Or,
‘Are Naxos good?’
Getting back into CDs with a Dac purchase suddenly they’re sounding good. I do find myself attracted to the Naxos range often, they’ve often different stuff.
They’re on the budget end, so how do we feel Naxos stack up for sound and performance quality normally?
Or would I be better collecting elsewhere?
In early music Naxos are excellent. I think part of the reason is that they are a vehicle for so called
vanity publishing, specialist musicians, often academics, who love a work and who just want to put their ideas about how to perform it on record do deals with Naxos to get the music recorded and released. I’m thinking about artists like Glen Wilson and Lucy van Dael and Elizabeth Farr and Wolfgang Rübsam and Julia Brown and The Rose Consort and Tonus Pregrinus.
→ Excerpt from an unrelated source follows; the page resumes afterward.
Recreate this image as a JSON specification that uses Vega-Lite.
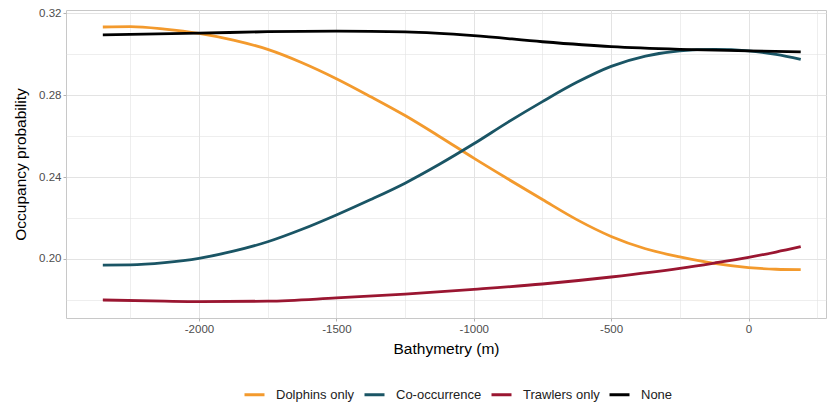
{
  "$schema": "https://vega.github.io/schema/vega-lite/v6.json",
  "width": 760,
  "height": 308,
  "autosize": {"type": "none"},
  "padding": {"left": 66, "top": 10, "right": 4, "bottom": 86},
  "background": "white",
  "config": {
    "font": "Liberation Sans",
    "view": {"stroke": "#c8c8c8", "strokeWidth": 1},
    "axis": {
      "domain": false,
      "labelFont": "Liberation Sans",
      "labelFontSize": 11.5,
      "labelColor": "#4d4d4d",
      "titleFont": "Liberation Sans",
      "titleFontSize": 15.5,
      "titleFontWeight": "normal",
      "titleColor": "#000000",
      "tickColor": "#b3b3b3",
      "tickSize": 3,
      "gridColor": "#e3e3e3"
    }
  },
  "data": {
    "values": [
      {"series": "Dolphins only", "depth": -2350, "p": 0.3132},
      {"series": "Dolphins only", "depth": -2250, "p": 0.3134},
      {"series": "Dolphins only", "depth": -2125, "p": 0.3122},
      {"series": "Dolphins only", "depth": -2000, "p": 0.3101},
      {"series": "Dolphins only", "depth": -1875, "p": 0.3068},
      {"series": "Dolphins only", "depth": -1750, "p": 0.3023},
      {"series": "Dolphins only", "depth": -1625, "p": 0.2958},
      {"series": "Dolphins only", "depth": -1500, "p": 0.2880},
      {"series": "Dolphins only", "depth": -1375, "p": 0.2792},
      {"series": "Dolphins only", "depth": -1250, "p": 0.2700},
      {"series": "Dolphins only", "depth": -1125, "p": 0.2598},
      {"series": "Dolphins only", "depth": -1000, "p": 0.2492},
      {"series": "Dolphins only", "depth": -875, "p": 0.2390},
      {"series": "Dolphins only", "depth": -750, "p": 0.2290},
      {"series": "Dolphins only", "depth": -625, "p": 0.2192},
      {"series": "Dolphins only", "depth": -500, "p": 0.2110},
      {"series": "Dolphins only", "depth": -375, "p": 0.2050},
      {"series": "Dolphins only", "depth": -250, "p": 0.2010},
      {"series": "Dolphins only", "depth": -125, "p": 0.1978},
      {"series": "Dolphins only", "depth": 0, "p": 0.1958},
      {"series": "Dolphins only", "depth": 100, "p": 0.1950},
      {"series": "Dolphins only", "depth": 190, "p": 0.1948},

      {"series": "Co-occurrence", "depth": -2350, "p": 0.1970},
      {"series": "Co-occurrence", "depth": -2250, "p": 0.1971},
      {"series": "Co-occurrence", "depth": -2125, "p": 0.1982},
      {"series": "Co-occurrence", "depth": -2000, "p": 0.2003},
      {"series": "Co-occurrence", "depth": -1875, "p": 0.2038},
      {"series": "Co-occurrence", "depth": -1750, "p": 0.2084},
      {"series": "Co-occurrence", "depth": -1625, "p": 0.2145},
      {"series": "Co-occurrence", "depth": -1500, "p": 0.2215},
      {"series": "Co-occurrence", "depth": -1375, "p": 0.2290},
      {"series": "Co-occurrence", "depth": -1250, "p": 0.2370},
      {"series": "Co-occurrence", "depth": -1125, "p": 0.2462},
      {"series": "Co-occurrence", "depth": -1000, "p": 0.2562},
      {"series": "Co-occurrence", "depth": -875, "p": 0.2668},
      {"series": "Co-occurrence", "depth": -750, "p": 0.2768},
      {"series": "Co-occurrence", "depth": -625, "p": 0.2862},
      {"series": "Co-occurrence", "depth": -500, "p": 0.2940},
      {"series": "Co-occurrence", "depth": -375, "p": 0.2990},
      {"series": "Co-occurrence", "depth": -250, "p": 0.3016},
      {"series": "Co-occurrence", "depth": -125, "p": 0.3023},
      {"series": "Co-occurrence", "depth": 0, "p": 0.3016},
      {"series": "Co-occurrence", "depth": 100, "p": 0.2998},
      {"series": "Co-occurrence", "depth": 190, "p": 0.2974},

      {"series": "Trawlers only", "depth": -2350, "p": 0.1800},
      {"series": "Trawlers only", "depth": -2125, "p": 0.1794},
      {"series": "Trawlers only", "depth": -2000, "p": 0.1792},
      {"series": "Trawlers only", "depth": -1750, "p": 0.1794},
      {"series": "Trawlers only", "depth": -1500, "p": 0.1810},
      {"series": "Trawlers only", "depth": -1250, "p": 0.1829},
      {"series": "Trawlers only", "depth": -1000, "p": 0.1852},
      {"series": "Trawlers only", "depth": -750, "p": 0.1878},
      {"series": "Trawlers only", "depth": -500, "p": 0.1912},
      {"series": "Trawlers only", "depth": -250, "p": 0.1954},
      {"series": "Trawlers only", "depth": -125, "p": 0.1980},
      {"series": "Trawlers only", "depth": 0, "p": 0.2008},
      {"series": "Trawlers only", "depth": 100, "p": 0.2034},
      {"series": "Trawlers only", "depth": 190, "p": 0.2060},

      {"series": "None", "depth": -2350, "p": 0.3094},
      {"series": "None", "depth": -2000, "p": 0.3102},
      {"series": "None", "depth": -1750, "p": 0.3109},
      {"series": "None", "depth": -1500, "p": 0.3112},
      {"series": "None", "depth": -1250, "p": 0.3108},
      {"series": "None", "depth": -1000, "p": 0.3090},
      {"series": "None", "depth": -750, "p": 0.3060},
      {"series": "None", "depth": -500, "p": 0.3036},
      {"series": "None", "depth": -250, "p": 0.3023},
      {"series": "None", "depth": 0, "p": 0.3016},
      {"series": "None", "depth": 190, "p": 0.3011}
    ]
  },
  "mark": {"type": "line", "strokeWidth": 2.8, "interpolate": "monotone", "strokeCap": "butt"},
  "encoding": {
    "x": {
      "field": "depth",
      "type": "quantitative",
      "title": "Bathymetry (m)",
      "scale": {"domain": [-2484, 282], "nice": false, "zero": false},
      "axis": {
        "values": [-2250, -2000, -1750, -1500, -1250, -1000, -750, -500, -250, 0, 250],
        "labelExpr": "datum.value % 500 === 0 ? '' + datum.value : ''",
        "labelPadding": 2,
        "titlePadding": 7,
        "gridWidth": {"condition": {"test": "datum.value % 500 === 0", "value": 1}, "value": 0.6},
        "tickOpacity": {"condition": {"test": "datum.value % 500 === 0", "value": 1}, "value": 0}
      }
    },
    "y": {
      "field": "p",
      "type": "quantitative",
      "title": "Occupancy probability",
      "scale": {"domain": [0.1712, 0.3215], "nice": false, "zero": false},
      "axis": {
        "values": [0.18, 0.2, 0.22, 0.24, 0.26, 0.28, 0.3, 0.32],
        "labelExpr": "round(datum.value * 100) % 4 === 0 ? format(datum.value, '.2f') : ''",
        "labelPadding": 2,
        "titlePadding": 10,
        "gridWidth": {"condition": {"test": "round(datum.value * 100) % 4 === 0", "value": 1}, "value": 0.6},
        "tickOpacity": {"condition": {"test": "round(datum.value * 100) % 4 === 0", "value": 1}, "value": 0}
      }
    },
    "color": {
      "field": "series",
      "type": "nominal",
      "sort": ["Dolphins only", "Co-occurrence", "Trawlers only", "None"],
      "scale": {
        "domain": ["Dolphins only", "Co-occurrence", "Trawlers only", "None"],
        "range": ["#f39a2d", "#1a5565", "#9a1631", "#000000"]
      },
      "legend": {
        "title": null,
        "orient": "none",
        "direction": "horizontal",
        "legendX": 177,
        "legendY": 373,
        "symbolType": "stroke",
        "symbolStrokeWidth": 3,
        "symbolSize": 400,
        "labelFont": "Liberation Sans",
        "labelFontSize": 13,
        "labelColor": "#222222",
        "labelOffset": 10,
        "columnPadding": 3
      }
    }
  }
}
All these people have produced excellent interpretations, some much more than excellent.
They also made some outstanding choices about music to relicence. I’m thinking of Sergio Vartolo especially.
They may have released some interesting contemporary music too, especially American and British - I say that because I’ve been really enjoying their release of Rochberg’s Circles of Fire, the Peter Maxwell Davies Quartets and Bobby Mitchell’s Rzewski CD.
In music written between 1750 and 1950 - which admittedly I listen to much less - I would single out Jeno Jando’s Liszt and Bartok, Idl Biret’s Schoenberg and Beethoven/Liszt, Hakon Austbo’s Debussy and Messiaen and Scriabin.
They had an initiative of producing remasters of early recordings, and many of them are wonderful. Things like the Rachmaninov performances of Chopin, and the Ignaz Friedman. They chose top engineers. I think it’s called Naxos Historicals.
There’s probably loads of other things - Tintner’s recordings for example. And the recording of Beethoven’s dances by Capella Istropolitana. And I was forgetting one of their most impressive achievements - a major high point without a doubt - Tom Beghin’s Haydn.
Sound is mostly fine. There are some unsatisfactory sound takes - Glen Wilson’s Louis Couperin is a clear example, but mostly it’s fine.